According to the German Federal Ministry of Agriculture, 14,150 farms were still growing wine in Germany in 2023, around 25 per cent fewer than twelve years ago. Small farms in particular have been abandoned. While there were still around 6,050 farms with less than one hectare of vineyards in 2010, the agricultural structure survey only counted 3,160 in 2023. In contrast, the number of larger farms remained stable. The number of very large farms even increased. This shows that the winegrowing structure is developing towards fewer farms with larger vineyards—a Europe-wide trend.
Groups such as the Alsatian Les Grands Chais de France (GCF) are becoming larger and larger, taking over wineries—and closing them if they are not profitable, as in the case of the Mosel winery Langguth und Erben. It was not big enough to survive in the price wars with retailers—but also not small enough to occupy the market with lucrative niche products, according to the company's reasoning.
In Italy, the Veronesi family (Oniverse Group), which owns the clothing brand Calzedonia and the wine retail chain Signorvino, among others, is expanding its portfolio every year. They now own La Giuva in Valpolicella, Podere Guardia Grande in Sardinia, Tenimenti Leone in Lazio and Villa Bucci in Le Marche. As recently as July 2025, they bought the family winery Pico Maccario in Piedmont. If you have money, you go on a shopping spree. But often the money does not come from the wine business.
Experts predict that large areas of vineyards will disappear in the coming years. According to the German Winegrowers' Association (DWV), 30,000 hectares are "on the brink" in Germany, almost a third of German vineyards. Entire regions are threatened with landscape impoverishment, valuable cultivated landscapes could fall into disuse on a large scale. The loss would not only affect viticulture, but also tourism, the landscape, and the cultural identity of many regions.

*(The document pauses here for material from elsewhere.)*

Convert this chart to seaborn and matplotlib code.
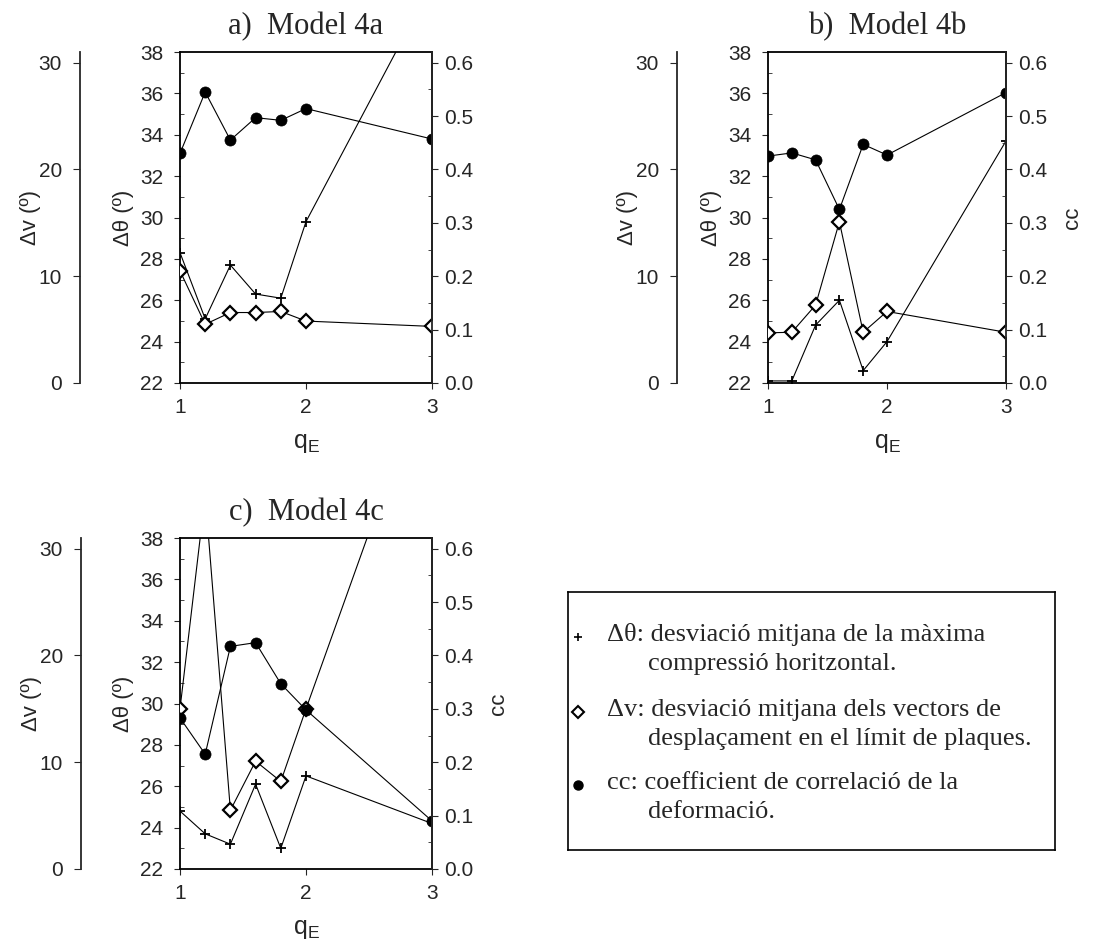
import numpy as np
import seaborn as sns
import matplotlib.pyplot as plt
from matplotlib.ticker import MultipleLocator

sns.set_style('ticks')
plt.rcParams['font.family'] = ['Liberation Sans', 'DejaVu Sans']
plt.rcParams['mathtext.fontset'] = 'custom'
plt.rcParams['mathtext.rm'] = 'Liberation Sans'
plt.rcParams['mathtext.it'] = 'Liberation Sans'

# q_E values shared by all models
q_e = [1.0, 1.2, 1.4, 1.6, 1.8, 2.0, 3.0]

# Model 4a
theta_4a = [28.3, 25.1, 27.7, 26.3, 26.1, 29.8, 41.3]
dv_4a = [10.5, 5.5, 6.6, 6.6, 6.7, 5.8, 5.3]
cc_4a = [0.43, 0.545, 0.455, 0.497, 0.492, 0.514, 0.457]

# Model 4b
theta_4b = [22.1, 22.1, 24.8, 26.0, 22.6, 24.0, 33.7]
dv_4b = [4.7, 4.75, 7.3, 15.1, 4.75, 6.7, 4.75]
cc_4b = [0.425, 0.431, 0.418, 0.325, 0.447, 0.427, 0.544]

# Model 4c
theta_4c = [24.8, 23.7, 23.2, 26.1, 23.0, 26.5, 24.2]
dv_4c = [15.0, 35.0, 5.5, 10.1, 8.2, 15.0, 48.0]
cc_4c = [0.283, 0.215, 0.417, 0.424, 0.347, 0.298, 0.09]

titles = ['a)  Model 4a', 'b)  Model 4b', 'c)  Model 4c']

legend_lines = [
    ('Δθ: desviació mitjana de la màxima', 'compressió horitzontal.'),
    ('Δv: desviació mitjana dels vectors de', 'desplaçament en el límit de plaques.'),
    ('cc: coefficient de correlació de la', 'deformació.'),
]

W, H = 1120, 942
fig = plt.figure(figsize=(W / 100, H / 100), dpi=100)

serif = ['Liberation Serif', 'DejaVu Serif']
tick_fs = 15
lab_fs = 16


def rect(left, right, top, bottom):
    return [left / W, 1 - bottom / H, (right - left) / W, (bottom - top) / H]


def panel(box, title, theta, dv, cc, offset_px, show_cc):
    ax = fig.add_axes(box)
    ax_v = ax.twinx()
    ax_c = ax.twinx()

    # delta theta (main left axis)
    sns.lineplot(x=q_e, y=theta, ax=ax, color='k', lw=0.8, marker='+',
                 markersize=7, markeredgewidth=1.3, markeredgecolor='k',
                 legend=False)
    # delta v (outer left axis)
    sns.lineplot(x=q_e, y=dv, ax=ax_v, color='k', lw=0.8, marker='D',
                 markersize=7.5, markerfacecolor='white',
                 markeredgecolor='k', markeredgewidth=1.6, legend=False)
    # cc (right axis)
    sns.lineplot(x=q_e, y=cc, ax=ax_c, color='k', lw=0.8, marker='o',
                 markersize=8, markeredgecolor='k', markeredgewidth=0.5,
                 legend=False)

    ax.set_xlim(1, 3)
    ax.set_ylim(22, 38)
    ax.set_xticks([1, 2, 3])
    ax.set_yticks(np.arange(22, 39, 2))
    ax.yaxis.set_minor_locator(MultipleLocator(1))
    ax.tick_params(axis='y', which='minor', direction='in', length=3)
    ax.tick_params(axis='y', which='major', labelsize=tick_fs, length=4, pad=8)
    ax.tick_params(axis='x', which='major', labelsize=tick_fs, length=4, pad=7)
    ax.set_xlabel('q$_E$', fontsize=lab_fs + 2, labelpad=10)
    ax.set_ylabel('Δθ (º)', fontsize=lab_fs, labelpad=4)
    for s in ax.spines.values():
        s.set_linewidth(1.3)
        s.set_color('k')
    ax.set_title(title, family=serif, fontsize=22, pad=13)

    ax_v.set_ylim(0, 31)
    ax_v.set_yticks([0, 10, 20, 30])
    ax_v.yaxis.set_ticks_position('left')
    ax_v.yaxis.set_label_position('left')
    ax_v.spines['left'].set_position(('outward', offset_px * 0.72))
    ax_v.spines['left'].set_linewidth(1.3)
    for s in ['right', 'top', 'bottom']:
        ax_v.spines[s].set_visible(False)
    ax_v.tick_params(axis='y', labelsize=tick_fs, length=5, pad=8)
    ax_v.set_ylabel('Δv (º)', fontsize=lab_fs, labelpad=-2)

    ax_c.set_ylim(0, 0.62)
    ax_c.set_yticks(np.arange(0, 0.61, 0.1))
    ax_c.set_yticklabels([f'{v:.1f}' for v in np.arange(0, 0.61, 0.1)])
    ax_c.yaxis.set_minor_locator(MultipleLocator(0.05))
    ax_c.tick_params(axis='y', which='minor', direction='in', length=3)
    ax_c.tick_params(axis='y', which='major', labelsize=tick_fs, length=4, pad=5)
    for s in ['left', 'top', 'bottom']:
        ax_c.spines[s].set_visible(False)
    ax_c.spines['right'].set_linewidth(1.3)
    if show_cc:
        ax_c.set_ylabel('cc', fontsize=lab_fs, labelpad=10)
    else:
        ax_c.set_ylabel('')
    return ax


panel(rect(180, 432, 52, 383), titles[0], theta_4a, dv_4a, cc_4a, 100, False)
panel(rect(768, 1006, 52, 383), titles[1], theta_4b, dv_4b, cc_4b, 91, True)
panel(rect(180, 432, 538, 869), titles[2], theta_4c, dv_4c, cc_4c, 99, True)

# legend box drawn in its own axes, using pixel-like coordinates
lx0, lx1, ly0, ly1 = 568, 1055, 592, 850
lax = fig.add_axes(rect(lx0, lx1, ly0, ly1))
lax.set_xlim(lx0, lx1)
lax.set_ylim(ly1, ly0)
lax.set_xticks([])
lax.set_yticks([])
for s in lax.spines.values():
    s.set_visible(True)
    s.set_color('k')
    s.set_linewidth(1.2)

key_styles = [
    dict(marker='+', color='k', markersize=6, markeredgewidth=1.2),
    dict(marker='D', markerfacecolor='white', markeredgecolor='k',
         markersize=6, markeredgewidth=1.5),
    dict(marker='o', color='k', markersize=6.5),
]
row_y = [635, 710, 783]
for (first, second), y, style in zip(legend_lines, row_y, key_styles):
    lax.plot([578], [y + 2], ls='none', **style)
    lax.text(607, y, first, family=serif, fontsize=19, va='center', ha='left')
    lax.text(648, y + 29, second, family=serif, fontsize=19, va='center',
             ha='left')

fig.savefig('out.png', dpi=100)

The situation is unlikely to ease for several years. “This year's harvest is small but good—yet the trade is not feeling the effects. Prices will rise in four to five years at the earliest, when the area under vine has declined significantly. Those who fail to act now will lose market opportunities permanently,” warns Alexander Rittlinger, managing director of Reh Kendermann and spokesperson for the Federal Association of German Wineries.
The situation in France is similarly dramatic. More and more winery owners are reaching retirement age—without a successor: 56 per cent of French winegrowers are over 55 years old, while only 12 per cent are under 40. The number of winery insolvencies rose by 55 per cent in 2024, particularly in the south-west of the country. Industry insiders estimate that a total of around 100,000 hectares of vineyards would have to be uprooted in order to rebalance supply and demand. This is despite the fact that the French vineyard area has fallen by around half since the 1960s.
Italy, the largest wine producer in the world, is currently still resisting large-scale grubbing up. But here, too, the problem will resolve itself in many regions for demographic reasons. Especially where wine cooperatives dominate the wine industry. Vittorio Festa is a consultant and oenologist in Abruzzo: "Many vineyards are being abandoned because young people have an office or factory job and don't want to look after their parents' vines on the side, which hardly yield anything anyway. The grape prices often don't even cover the cultivation."
European viticulture is at a turning point: its competitiveness increasingly depends on whether it succeeds in attracting young people to the industry. Subsidies can at best be a transitional aid—they are no substitute for a sustainable business model. Many young winegrowers are faced with the choice of investing in modern technology, new sales channels and climate-friendly cultivation—or giving up their parents' winery.